The Nunes family is in the business of dairy farming.

Ah. And how large of a company does TMTG project itself to have by 2026, according to its investor presentation?

TMTG predicts that, under the leadership of dairy farmer Devin Nunes, it will have 81 million social media users and 40 million paid streaming subscribers (roughly as many as Paramount+) by 2026.

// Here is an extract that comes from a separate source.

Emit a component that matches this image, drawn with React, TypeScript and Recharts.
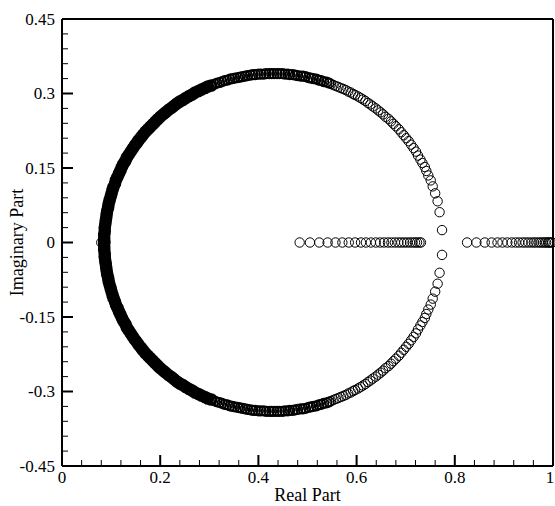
import React from "react"
import { ScatterChart, Scatter, XAxis, YAxis, ReferenceLine } from "recharts"

// upper-half eigenvalues (the lower half are their conjugates)
// outer arc, right side, where the markers are still apart
const ringRe = [0.774, 0.769, 0.765, 0.760, 0.755, 0.751, 0.746, 0.742, 0.739, 0.734, 0.730, 0.725, 0.721, 0.716, 0.711, 0.706, 0.701, 0.696, 0.691, 0.686, 0.680, 0.675, 0.670, 0.665, 0.659, 0.654, 0.649, 0.644, 0.639, 0.633, 0.628, 0.623, 0.618, 0.613, 0.608, 0.603, 0.597, 0.593, 0.588, 0.583, 0.578, 0.573, 0.568, 0.563, 0.558, 0.553, 0.548]
const ringIm = [0.025, 0.061, 0.083, 0.099, 0.113, 0.125, 0.135, 0.144, 0.152, 0.160, 0.167, 0.175, 0.183, 0.190, 0.197, 0.204, 0.210, 0.216, 0.222, 0.228, 0.234, 0.239, 0.244, 0.249, 0.253, 0.258, 0.262, 0.266, 0.270, 0.274, 0.278, 0.281, 0.285, 0.288, 0.291, 0.294, 0.297, 0.299, 0.302, 0.304, 0.307, 0.309, 0.311, 0.313, 0.315, 0.317, 0.319]

// top of the arc, crowded
const midRe = [0.544, 0.539, 0.533, 0.528, 0.523, 0.518, 0.512, 0.507, 0.502, 0.496, 0.491, 0.486, 0.480, 0.475, 0.470, 0.464, 0.460, 0.454, 0.449, 0.443, 0.438, 0.432, 0.427, 0.422, 0.416, 0.411, 0.405, 0.400, 0.394, 0.389, 0.384, 0.378, 0.373, 0.368, 0.363, 0.358, 0.352, 0.347, 0.342, 0.337, 0.331, 0.326, 0.321, 0.316, 0.311]
const midIm = [0.321, 0.323, 0.324, 0.326, 0.327, 0.329, 0.330, 0.331, 0.332, 0.334, 0.335, 0.335, 0.336, 0.337, 0.338, 0.338, 0.339, 0.339, 0.340, 0.340, 0.340, 0.340, 0.340, 0.340, 0.340, 0.339, 0.339, 0.339, 0.338, 0.338, 0.337, 0.336, 0.335, 0.334, 0.333, 0.332, 0.331, 0.330, 0.329, 0.327, 0.326, 0.324, 0.322, 0.321, 0.319]

// left side, markers merge into a solid band
const bandRe = [0.304, 0.297, 0.291, 0.284, 0.278, 0.271, 0.265, 0.259, 0.252, 0.246, 0.240, 0.234, 0.228, 0.223, 0.217, 0.211, 0.206, 0.200, 0.195, 0.190, 0.185, 0.180, 0.175, 0.170, 0.165, 0.161, 0.156, 0.152, 0.148, 0.144, 0.140, 0.136, 0.132, 0.129, 0.125, 0.122, 0.119, 0.116, 0.113, 0.110, 0.108, 0.105, 0.103, 0.101, 0.099, 0.097, 0.095, 0.094, 0.092, 0.091, 0.090, 0.089, 0.088, 0.087, 0.087, 0.086, 0.086, 0.086]
const bandIm = [0.316, 0.314, 0.311, 0.308, 0.305, 0.302, 0.298, 0.295, 0.291, 0.287, 0.284, 0.280, 0.275, 0.271, 0.267, 0.262, 0.258, 0.253, 0.248, 0.243, 0.238, 0.233, 0.228, 0.223, 0.217, 0.212, 0.206, 0.200, 0.195, 0.189, 0.183, 0.177, 0.171, 0.164, 0.158, 0.152, 0.145, 0.139, 0.132, 0.126, 0.119, 0.112, 0.106, 0.099, 0.092, 0.085, 0.078, 0.071, 0.064, 0.057, 0.050, 0.043, 0.036, 0.029, 0.022, 0.015, 0.008, 0.001]

// real eigenvalues
const realEig = [0.080, 0.484, 0.505, 0.524, 0.541, 0.557, 0.571, 0.584, 0.597, 0.609, 0.619, 0.629, 0.639, 0.648, 0.656, 0.664, 0.671, 0.678, 0.685, 0.691, 0.697, 0.703, 0.709, 0.714, 0.719, 0.723, 0.728, 0.731, 0.825, 0.844, 0.861, 0.875, 0.887, 0.897, 0.907, 0.916, 0.924, 0.931, 0.938, 0.944, 0.950, 0.956, 0.961, 0.966, 0.971, 0.975, 0.979, 0.983, 0.986, 0.990, 0.992, 0.995, 0.998]

const xTicks = [0, 0.04, 0.08, 0.12, 0.16, 0.2, 0.24, 0.28, 0.32, 0.36, 0.4, 0.44, 0.48, 0.52, 0.56, 0.6, 0.64, 0.68, 0.72, 0.76, 0.8, 0.84, 0.88, 0.92, 0.96, 1]
const xMajor = [0, 0.2, 0.4, 0.6, 0.8, 1]
const yTicks = [-0.45, -0.42, -0.39, -0.36, -0.33, -0.3, -0.27, -0.24, -0.21, -0.18, -0.15, -0.12, -0.09, -0.06, -0.03, 0, 0.03, 0.06, 0.09, 0.12, 0.15, 0.18, 0.21, 0.24, 0.27, 0.3, 0.33, 0.36, 0.39, 0.42, 0.45]
const yMajor = [-0.45, -0.3, -0.15, 0, 0.15, 0.3, 0.45]

const FONT = "'Liberation Serif', 'Times New Roman', serif"

const conjugatePairs = (re: number[], im: number[]) => {
  const top = re.map((x, i) => ({ x, y: im[i] }))
  return [...top, ...top.map(p => ({ x: p.x, y: -p.y }))]
}

const ringData = conjugatePairs(ringRe, ringIm)
const midData = conjugatePairs(midRe, midIm)
const bandData = conjugatePairs(bandRe, bandIm)
const realData = realEig.map(x => ({ x, y: 0 }))

const isMajor = (list: number[], v: number) => list.some(m => Math.abs(m - v) < 1e-9)

const ring = (w: number) => (props: any) => (
  <circle cx={props.cx} cy={props.cy} r={4.7} fill="none" stroke="#000" strokeWidth={w} />
)

function XTick({ x, y, payload }: any) {
  const major = isMajor(xMajor, payload.value)
  // the last label sits on the window edge, nudge it in
  const lx = payload.value === 1 ? x - 3 : x
  return (
    <g>
      <line x1={x} x2={x} y1={y} y2={y - (major ? 11 : 6)} stroke="#000" strokeWidth={major ? 2 : 1} />
      {major && (
        <text x={lx} y={y + 17} textAnchor="middle" fontFamily={FONT} fontSize={17} fill="#000">
          {String(payload.value)}
        </text>
      )}
    </g>
  )
}

function YTick({ x, y, payload }: any) {
  const major = isMajor(yMajor, payload.value)
  return (
    <g>
      <line x1={x} x2={x + (major ? 11 : 6)} y1={y} y2={y} stroke="#000" strokeWidth={major ? 2 : 1} />
      {major && (
        <text x={x - 7} y={y} textAnchor="end" dominantBaseline="central" fontFamily={FONT} fontSize={17} fill="#000">
          {String(payload.value)}
        </text>
      )}
    </g>
  )
}

function XTitle({ viewBox }: any) {
  const cx = viewBox.x + viewBox.width / 2
  return (
    <text x={cx} y={501} textAnchor="middle" fontFamily={FONT} fontSize={18} fill="#000">Real Part</text>
  )
}

function YTitle({ viewBox }: any) {
  const cx = 17
  const cy = viewBox.y + viewBox.height / 2
  return (
    <text x={cx} y={cy} transform={`rotate(-90 ${cx} ${cy})`} textAnchor="middle" dominantBaseline="central" fontFamily={FONT} fontSize={18} fill="#000">
      Imaginary Part
    </text>
  )
}

export default function App() {
  return (
    <div style={{ position: "absolute", left: 0, top: 0, background: "#fff" }}>
      <ScatterChart width={555} height={506} margin={{ top: 19, right: 2, bottom: 0, left: 0 }}>
        <XAxis
          type="number"
          dataKey="x"
          domain={[0, 1]}
          ticks={xTicks}
          interval={0}
          height={40}
          tickSize={0}
          tickMargin={0}
          tickLine={false}
          axisLine={{ stroke: "#000", strokeWidth: 2 }}
          tick={<XTick />}
          label={<XTitle />}
        />
        <YAxis
          type="number"
          dataKey="y"
          domain={[-0.45, 0.45]}
          ticks={yTicks}
          interval={0}
          width={62}
          tickSize={0}
          tickMargin={0}
          tickLine={false}
          axisLine={{ stroke: "#000", strokeWidth: 2 }}
          tick={<YTick />}
          label={<YTitle />}
        />
        <ReferenceLine y={0.45} stroke="#000" strokeWidth={2} />
        <ReferenceLine x={1} stroke="#000" strokeWidth={2} />
        <Scatter data={bandData} shape={ring(3.2)} isAnimationActive={false} />
        <Scatter data={midData} shape={ring(1.7)} isAnimationActive={false} />
        <Scatter data={ringData} shape={ring(1)} isAnimationActive={false} />
        <Scatter data={realData} shape={ring(1)} isAnimationActive={false} />
      </ScatterChart>
    </div>
  )
}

In summary, DWAC is advised and backed financially by people with a history of making things up, and may have behaved unethically in the course of brokering a merger to create a public company whose chairman is Donald Trump. The only public company Trump ran previously ended up going bankrupt more than once, and his new company doesn’t actually do or make anything yet. He has an unbelievably long and well-documented history of ripping off investors and customers; in fact, few phenomena in human history are as thoroughly documented as Donald Trump’s unreliability as a business partner. The merger deal is, furthermore, being arranged by an investment bank that just renamed itself after the Charles Schwab of overdraft fraud. How is DWAC’s stock price doing amid these revelations?

DWAC’s stock was, at the time of writing, worth $58.90 a share, more than five times as much as it was before the TMTG merger plan was announced.

There is no God.

I do not endorse this conclusion but cannot argue against its suitability as an explanation for the relevant events.